Le rêve de la jeune femme, qui a grandi sur les stades de Leticia, dans l'Amazonie colombienne, est en suspens. En 2017, elle débutait comme professionnelle avec le Deportivo Pasto (sud). Aujourd'hui elle est caissière d'un supermarché de Medellin (nord-ouest).
"J'ai renoncé parce que la saison est très courte, environ trois mois, et les contrats des joueuses des clubs non classés ne sont pas renouvelés", a-t-elle expliqué à l'AFP.
Son équipe est arrivée dernière cette année-là, alors que le foot féminin colombien faisait ses premiers pas en compétition.
Maria Paula a joué neuf des dix matches de cette courte saison, de mi-février à mai. Puis, comme des dizaines d'autres, l'attaquante s'est retrouvée sans rien, ni même son salaire mensuel de 294 dollars qui lui permettait tout juste de louer une chambre meublée, partagée avec deux autres.
Pour le championnat suivant, en février 2018, elle a été appelée par un club du centre du pays qui ne lui promettait que le salaire minimum, équivalant à environ 230 dollars. Ce n'était pas suffisant et elle s'est résolue à un emploi de serveuse à Medellin.
Contrats trop courts
Un autre club l'a contactée pour un essai de deux semaines, sans mentionner de salaire, mais en précisant qu'elle devait en assumer les frais.

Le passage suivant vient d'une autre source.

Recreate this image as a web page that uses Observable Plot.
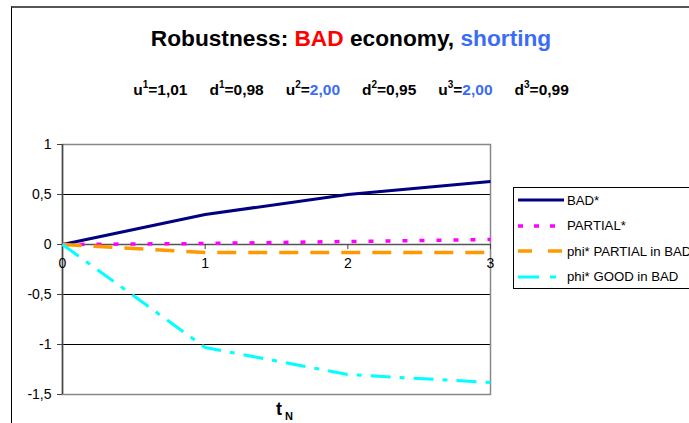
<!DOCTYPE html>
<html><head><meta charset="utf-8">
<script src="https://cdn.jsdelivr.net/npm/d3@7"></script>
<script src="https://cdn.jsdelivr.net/npm/@observablehq/plot@0.6"></script>
<style>
body{margin:0;background:#fff;font-family:"Liberation Sans",Arial,sans-serif;}
#wrap{position:relative;width:689px;height:423px;overflow:hidden;background:#fff;}
#border{position:absolute;left:11px;top:6px;width:700px;height:440px;border-top:2px solid #555;border-left:1px solid #000;}
#title{position:absolute;left:0;top:25px;width:702px;text-align:center;font-weight:bold;font-size:22.7px;color:#000;white-space:nowrap;}
#sub{position:absolute;left:0;top:81px;width:702px;text-align:center;font-weight:bold;font-size:15.5px;color:#000;white-space:nowrap;}
#sub span.it{margin:0 11px;}
#sub sup{font-size:10px;vertical-align:7px;line-height:0;}
.blue{color:#3a6cf4;}
.red{color:#ff0000;}
#chart{position:absolute;left:0;top:0;}
#xlab{position:absolute;left:276px;top:399px;font-weight:bold;font-size:18px;}
#xlab sub{font-size:11px;vertical-align:-5px;line-height:0;margin-left:3px;}
#legend{position:absolute;left:513px;top:187px;width:200px;height:100px;border:1px solid #000;background:#fff;font-size:13.2px;}
#legend .row{position:absolute;left:3px;height:20px;display:flex;align-items:center;white-space:nowrap;}
#legend svg{margin-right:2px;}
</style></head>
<body>
<div id="wrap">
  <div id="border"></div>
  <div id="chart"></div>
  <div id="title">Robustness: <span class="red">BAD</span> economy, <span class="blue">shorting</span></div>
  <div id="sub"></div>
  <div id="xlab">t<sub>N</sub></div>
  <div id="legend"></div>
</div>
<script>
const tN = [0, 1, 2, 3];
const badStar = [0, 0.30, 0.50, 0.63];
const partialStar = [0, 0.01, 0.03, 0.05];
const phiPartialInBad = [0, -0.08, -0.08, -0.08];
const phiGoodInBad = [0, -1.03, -1.30, -1.38];
const seriesNames = ["BAD*", "PARTIAL*", "phi* PARTIAL in BAD", "phi* GOOD in BAD"];
const seriesColors = ["#000080", "#ff00ff", "#ff9900", "#00ffff"];
const seriesDash = [null, "5,12", "19,12", "20,9,5,9"];
const legendDash = [null, "5,11", "14,16", "21,11,6,20"];
const seriesWidth = [3, 3.5, 3.5, 3];
const yTicks = [1, 0.5, 0, -0.5, -1, -1.5];
const gridValues = [0.5, -0.5, -1];
const params = [["u","1","1,01",false],["d","1","0,98",false],["u","2","2,00",true],["d","2","0,95",false],["u","3","2,00",true],["d","3","0,99",false]];

const allSeries = [badStar, partialStar, phiPartialInBad, phiGoodInBad];
const rows = allSeries.map((vals, i) => tN.map((t, j) => ({t, v: vals[j], s: seriesNames[i]})));

const W = 689, H = 423, mL = 62, mR = 199, mT = 144, mB = 29;
const yDomain = [-1.5, 1];
const plotH = H - mT - mB;
const zeroOffset = -plotH * (0 - yDomain[0]) / (yDomain[1] - yDomain[0]);
const comma = d => String(d).replace(".", ",");

const chart = Plot.plot({
  width: W, height: H,
  marginLeft: mL, marginRight: mR, marginTop: mT, marginBottom: mB,
  style: {fontFamily: '"Liberation Sans", Arial, sans-serif', fontSize: "14px", color: "#000", background: "transparent"},
  x: {domain: [0, 3]},
  y: {domain: yDomain},
  marks: [
    Plot.ruleY(gridValues, {stroke: "#000", strokeWidth: 1, strokeOpacity: 1}),
    Plot.frame({stroke: "#888", strokeWidth: 1.5}),
    Plot.ruleY([0], {stroke: "#555", strokeWidth: 1.5}),
    Plot.ruleX([0], {stroke: "#444", strokeWidth: 1.5}),
    Plot.axisY({ticks: yTicks, tickFormat: comma, tickSize: 5, tickPadding: 6, label: null, stroke: "#444", fill: "#000", strokeOpacity: 1, fontSize: 14}),
    Plot.axisX({ticks: tN, tickSize: 5, tickPadding: 9, label: null, dy: zeroOffset, tickFormat: d => String(d), stroke: "#444", fill: "#000", strokeOpacity: 1, fontSize: 14}),
    ...rows.map((r, i) => Plot.line(r, {x: "t", y: "v", stroke: seriesColors[i], strokeWidth: seriesWidth[i], strokeDasharray: seriesDash[i], curve: "linear", strokeLinecap: "butt"}))
  ]
});
document.getElementById("chart").appendChild(chart);

const sub = document.getElementById("sub");
sub.innerHTML = params.map(([n, k, v, b]) => `<span class="it">${n}<sup>${k}</sup>=<span class="${b ? "blue" : ""}">${v}</span></span>`).join("");

const leg = document.getElementById("legend");
seriesNames.forEach((name, i) => {
  const row = document.createElement("div");
  row.className = "row";
  row.style.top = (2 + i * 25.5) + "px";
  const dash = legendDash[i] ? `stroke-dasharray="${legendDash[i]}"` : "";
  row.innerHTML = `<svg width="48" height="10"><line x1="1" y1="5" x2="47" y2="5" stroke="${seriesColors[i]}" stroke-width="${seriesWidth[i]}" ${dash}/></svg><span>${name}</span>`;
  leg.appendChild(row);
});
</script>
</body></html>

"Je ne peux me le permettre", déplore cette footballeuse de 24 ans, devant des affiches du Deportivo Pasto qui décorent sa chambre. "Ma mère m'a beaucoup soutenue. Mais économiquement c'est trop dur."
L'Association colombienne des footballeurs professionnels (Acolfutpro) dénonce le fait que la majorité des femmes ne bénéficient de contrats que d'un mois et demi à trois mois, éventuellement renouvelés si le club se maintient.
Les clubs et la Dimayor, l'organisation colombienne du foot professionnel, "jouent avec l'activité professionnelle des femmes d'une manière inacceptable. Il devrait y avoir un contrat de douze mois minimum afin qu'elles puissent faire du foot leur métier", estime Luis Garcia, secrétaire général d'Acolfutpro.
Selon lui, le manque de "stabilité de l'emploi" est dû au format du tournoi. Ainsi un club éliminé en 2019 n'a joué que six matches et a été sorti en 37 jours.
Le rythme des entrainements et de la compétition ne permet pas aux femmes de travailler à côté. "Très peu de femmes ont un contrat mieux rémunéré parce que le football féminin n'est pas considéré comme un business", ajoute-t-il.
Les clubs America de Cali et Independiente Medellin, qui se disputent lundi la tête du championnat, se sont affrontés dix fois en 79 jours. Les hommes de leur côté jouent onze mois en deux championnats avec des contrats d'au moins six mois et des salaires de plusieurs milliers de dollars.
"J'abandonnerais tout pour le football, mais il y a des choses qui nous bloquent", déplore Maria Paula.
Manque de moyens
Pour Acolfutpro, il revient à la Dimayor d'améliorer les conditions des footballeuses et de la compétition qui n'a duré que quatre mois en 2017, trois en 2018, deux mois et demi en 2019.
Le président de l'organisation, Jorge Enrique Velez, invoque un "problème de budget" par manque d'annonceurs et en raison de l'entrée gratuite à la majorité des matches.
"Nous aimerions avoir assez de sponsors pour organiser un tournoi beaucoup plus long (...) comme le tournoi masculin", dit-il à l'AFP.
Mais il estime que les deux ligues ne peuvent se comparer : les hommes sont tous professionnels et depuis 70 ans, contre seulement 10% des femmes depuis trois ans.
"Tout se fait au fur et à mesure qu'on gagne en maturité et qu'on obtient des résultats", argue-t-il.
"La ligue féminine a démontré qu'elle avait progressé et qu'elle peut progresser encore", souligne Nathalia Giraldo, gardienne de l'America de Cali.
A 16 ans, elle s'est déjà fait remarquer lors de la récente finale remportée 2-0 devant 16.000 spectateurs. Mais elle ne voit pas son avenir en Colombie, où des footballeuses ont dénoncé des cas de harcèlement sexuel et professionnel.
Elle espère que le foot féminin s'y développe, mais en attendant "l'idée c'est de jouer dans un autre pays".